07/11/2025
Love hearing regional tales! Check out & for additional photos! :
"Avon Lodge / Music Mountain: a little bit Borscht Belt, and a little bit rock and roll. For two summers, Music Mountain was a hillside concert venue at Avon Lodge Hotel. I first heard of it as the place Ozzy Osbourne played in South Fallsburg in 1981, with openers Def Leppard. Other acts were Johnny Cash, Santana, Ted Nugent/Krokus, Blue Oyster Cult, Charlie Daniels, Foghat/Whitesnake, and Gary U.S. Bonds.
The most documented show (pictured) was 1982’s Jerry Garcia Band/Bobby and the Midnites, a Bob Weir side project, drawing an estimated 8K+ fans. With this acclaimed concert, 3 members of the Grateful Dead redeemed themselves locally after their bummer set at Woodstock (counting drummer Bill Kreutzmann in JGB). Speaking of, Music Mountain was the area’s first use of a mass gathering permit after Woodstock.

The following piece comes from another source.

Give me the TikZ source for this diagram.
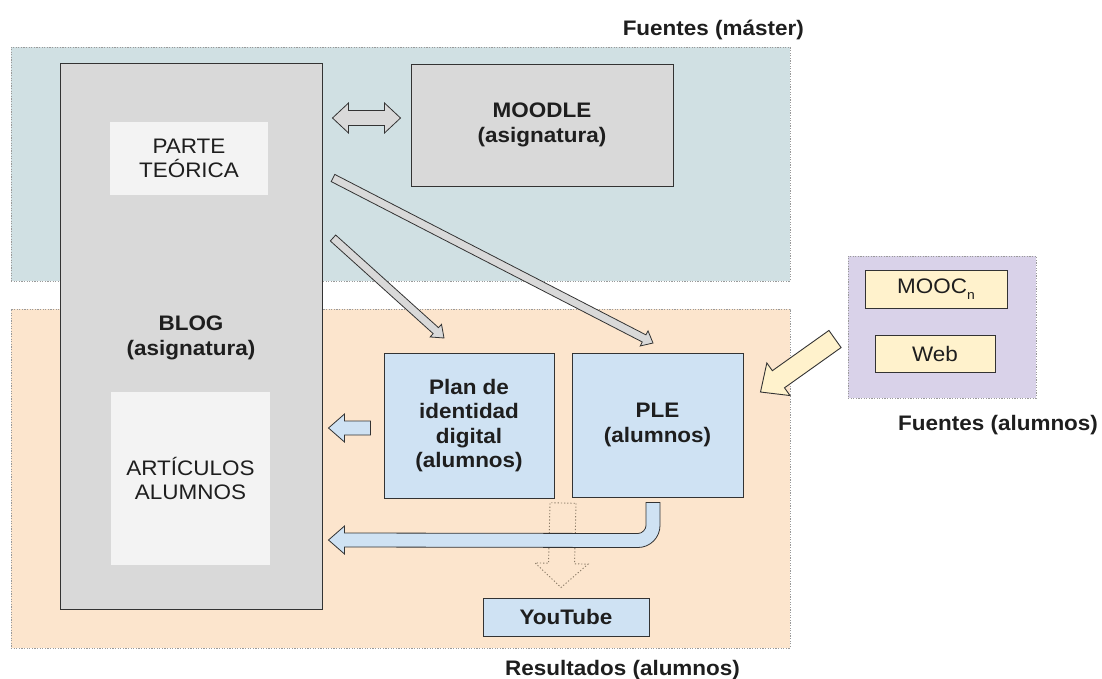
\documentclass[tikz,border=0pt]{standalone}
\usepackage{fontspec}
\setmainfont{Liberation Sans}[FakeStretch=1.07]
\usetikzlibrary{calc}
\definecolor{regblue}{HTML}{D0E0E3}
\definecolor{regorange}{HTML}{FCE5CD}
\definecolor{regpurple}{HTML}{D9D2E9}
\definecolor{boxgray}{HTML}{D9D9D9}
\definecolor{boxlight}{HTML}{F3F3F3}
\definecolor{boxblue}{HTML}{CFE2F3}
\definecolor{boxyellow}{HTML}{FFF2CC}
\definecolor{edge}{HTML}{333333}
\definecolor{dotgray}{HTML}{9A9A9A}
\definecolor{dotbrown}{HTML}{8A7A66}
\definecolor{txt}{HTML}{1E1E1E}
\newcommand\bigtxt{\fontsize{21}{24.5}\selectfont}
% single block arrow: style, from, to, shaft half, head half, head length
\newcommand\blockarrow[6]{%
  \coordinate (tmpH) at ($(#3)!#6!(#2)$);
  \draw[#1] ($(#2)!#4!90:(#3)$) -- ($(tmpH)!#4!90:(#3)$) -- ($(tmpH)!#5!90:(#3)$)
    -- (#3) -- ($(tmpH)!#5!-90:(#3)$) -- ($(tmpH)!#4!-90:(#3)$) -- ($(#2)!#4!-90:(#3)$) -- cycle;}
% double block arrow
\newcommand\dblarrow[6]{%
  \coordinate (tmpHA) at ($(#2)!#6!(#3)$);
  \coordinate (tmpHB) at ($(#3)!#6!(#2)$);
  \draw[#1] (#2) -- ($(tmpHA)!#5!90:(#3)$) -- ($(tmpHA)!#4!90:(#3)$)
    -- ($(tmpHB)!#4!-90:(#2)$) -- ($(tmpHB)!#5!-90:(#2)$) -- (#3)
    -- ($(tmpHB)!#5!90:(#2)$) -- ($(tmpHB)!#4!90:(#2)$)
    -- ($(tmpHA)!#4!-90:(#3)$) -- ($(tmpHA)!#5!-90:(#3)$) -- cycle;}
\tikzset{
  region/.style={draw=dotgray, line width=0.8pt, dash pattern=on 1.2pt off 1.4pt, inner sep=0pt},
  box/.style={draw=edge, line width=1pt, inner sep=0pt},
  plainbox/.style={draw=none, inner sep=0pt},
  btxt/.style={font=\bigtxt\bfseries, text=txt, align=center, inner sep=0pt},
  rtxt/.style={font=\bigtxt, text=txt, align=center, inner sep=0pt},
  grayarrow/.style={fill=boxgray, draw=edge, line width=0.8pt, line join=miter},
  bluearrow/.style={fill=boxblue, draw=edge, line width=0.8pt, line join=miter},
  yellowarrow/.style={fill=boxyellow, draw=edge, line width=0.9pt, line join=miter},
  dotarrow/.style={draw=dotbrown, line width=0.9pt, dash pattern=on 1.2pt off 2pt}
}
\begin{document}
\begin{tikzpicture}[x=1pt, y=-1pt]
\useasboundingbox[fill=white] (0,0) rectangle (1102,678);
% regions
\node[region, fill=regblue, minimum width=779pt, minimum height=234pt] (rmaster) at (400.5,164) {};
\node[region, fill=regorange, minimum width=779pt, minimum height=339pt] (rres) at (400.5,478.5) {};
\node[region, fill=regpurple, minimum width=188pt, minimum height=142pt] (ralum) at (942,327) {};
% region titles
\node[font=\bigtxt\bfseries, text=txt, inner sep=0pt, anchor=base east] (tmaster) at (804,35) {Fuentes (máster)};
\node[font=\bigtxt\bfseries, text=txt, inner sep=0pt, anchor=base west] (talum) at (898,430) {Fuentes (alumnos)};
\node[font=\bigtxt\bfseries, text=txt, inner sep=0pt, anchor=base west] (tres) at (505,675) {Resultados (alumnos)};
% BLOG
\node[box, fill=boxgray, minimum width=262pt, minimum height=546pt] (blog) at (191,336) {};
\node[plainbox, fill=boxlight, minimum width=158pt, minimum height=73pt] (parte) at (189,158.5) {};
\node[rtxt] at (parte) {PARTE\\TEÓRICA};
\node[plainbox, fill=boxlight, minimum width=159pt, minimum height=173pt] (art) at (190.5,478.5) {};
\node[rtxt] at (art) {ARTÍCULOS\\ALUMNOS};
\node[btxt] (blogtxt) at (191,338) {BLOG\\(asignatura)};
% MOODLE
\node[box, fill=boxgray, minimum width=262pt, minimum height=122pt, btxt] (moodle) at (542,125) {MOODLE\\(asignatura)};
% results boxes
\node[box, fill=boxblue, minimum width=170pt, minimum height=145pt, btxt] (plan) at (469,425.5) {Plan de\\identidad\\digital\\(alumnos)};
\node[box, fill=boxblue, minimum width=171pt, minimum height=144pt, btxt] (ple) at (657.5,425) {PLE\\(alumnos)};
\node[box, fill=boxblue, minimum width=166pt, minimum height=38pt, btxt] (yt) at (566,617) {YouTube};
% student sources
\node[box, fill=boxyellow, minimum width=142pt, minimum height=38pt, rtxt] (mooc) at (936,289) {MOOC\raisebox{-0.55ex}{\fontsize{13}{13}\selectfont n}};
\node[box, fill=boxyellow, minimum width=120pt, minimum height=37pt, rtxt] (web) at (935,353.5) {Web};
% arrow end points
\coordinate (d1) at ($(blog.east)+(10,-218)$);
\coordinate (d2) at ($(moodle.west)+(-10,-7)$);
\coordinate (l1) at (333,178);
\coordinate (l2) at (653,343);
\coordinate (s1) at (333,238);
\coordinate (s2) at (444,338);
\coordinate (b1) at ($(plan.west)+(-13,2.5)$);
\coordinate (b2) at ($(blog.east)+(6,92)$);
\coordinate (y1) at (835,339);
\coordinate (y2) at ($(ple.east)+(17,-33)$);
\coordinate (p1) at ($(plan.south east)!0.5!(ple.south west)+(0,5)$);
\coordinate (p2) at ($(yt.north)+(-5,-10)$);
% arrows
\dblarrow{grayarrow}{d1}{d2}{7.5pt}{15pt}{16pt}
\blockarrow{grayarrow}{l1}{l2}{4pt}{8.5pt}{10pt}
\blockarrow{grayarrow}{s1}{s2}{4pt}{8.5pt}{11pt}
\blockarrow{bluearrow}{b1}{b2}{7pt}{14pt}{16pt}
\blockarrow{yellowarrow}{y1}{y2}{10.5pt}{20pt}{22pt}
\blockarrow{dotarrow}{p1}{p2}{13pt}{26.5pt}{24pt}
% curved arrow from PLE back to BLOG
\coordinate (c0) at ($(ple.south)+(-4.5,5)$);
\draw[bluearrow] ($(c0)+(-7,0)$) -- ($(c0)+(7,0)$) -- ($(c0)+(7,23)$)
  .. controls ($(c0)+(7,35.1)$) and ($(c0)+(-2.9,45)$) .. ($(c0)+(-15,45)$)
  -- ($(blog.east)+(22,211)$) -- ($(blog.east)+(22,218)$) -- ($(blog.east)+(6,204)$)
  -- ($(blog.east)+(22,190)$) -- ($(blog.east)+(22,197)$) -- ($(c0)+(-15,31)$)
  .. controls ($(c0)+(-10.6,31)$) and ($(c0)+(-7,26.6)$) .. ($(c0)+(-7,23)$) -- cycle;
\end{tikzpicture}
\end{document}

Securing that permit was Robert Berman, 19, who later became an owner of Monticello Racetrack and went into the casino business (and who tangled with Donald Trump in quainter times when Trump was mostly aggravating people on the city/state level).
According to JGB manager Rock Scully’s book 𝘓𝘪𝘷𝘪𝘯𝘨 𝘸𝘪𝘵𝘩 𝘵𝘩𝘦 𝘋𝘦𝘢𝘥, Jerry visited the Concord after their show and marveled, “Bill Graham actually 𝘸𝘢𝘪𝘵𝘦𝘥 𝘵𝘩𝘦𝘴𝘦 𝘵𝘢𝘣𝘭𝘦𝘴! Mickey Hart’s grandparents...came here every summer, and Bill Graham used to WAIT ON THEM!”
I asked an attendee of the Ozzy show about the concert, but he had 0 specifics to report. Luckily folks have sprinkled memories across the Internet, and those are in the slides above.
As for Avon Lodge, it was a 200-acre year-round resort with Broadway shows, dancing nightly, mambo and cha-cha lessons. An earlier musician employed here gained fame as a comic: Sid Caesar started as a teen saxophonist in the 1940s. In winter the hill had skiing, tobogganing, and down at the soggy bottom, ice skating.
In the Music Mountain era, Avon Lodge had a nightclub called BANANAS. The same anonymous staffer/ commenter quoted in the slides said, “With hindsight it was aptly named.”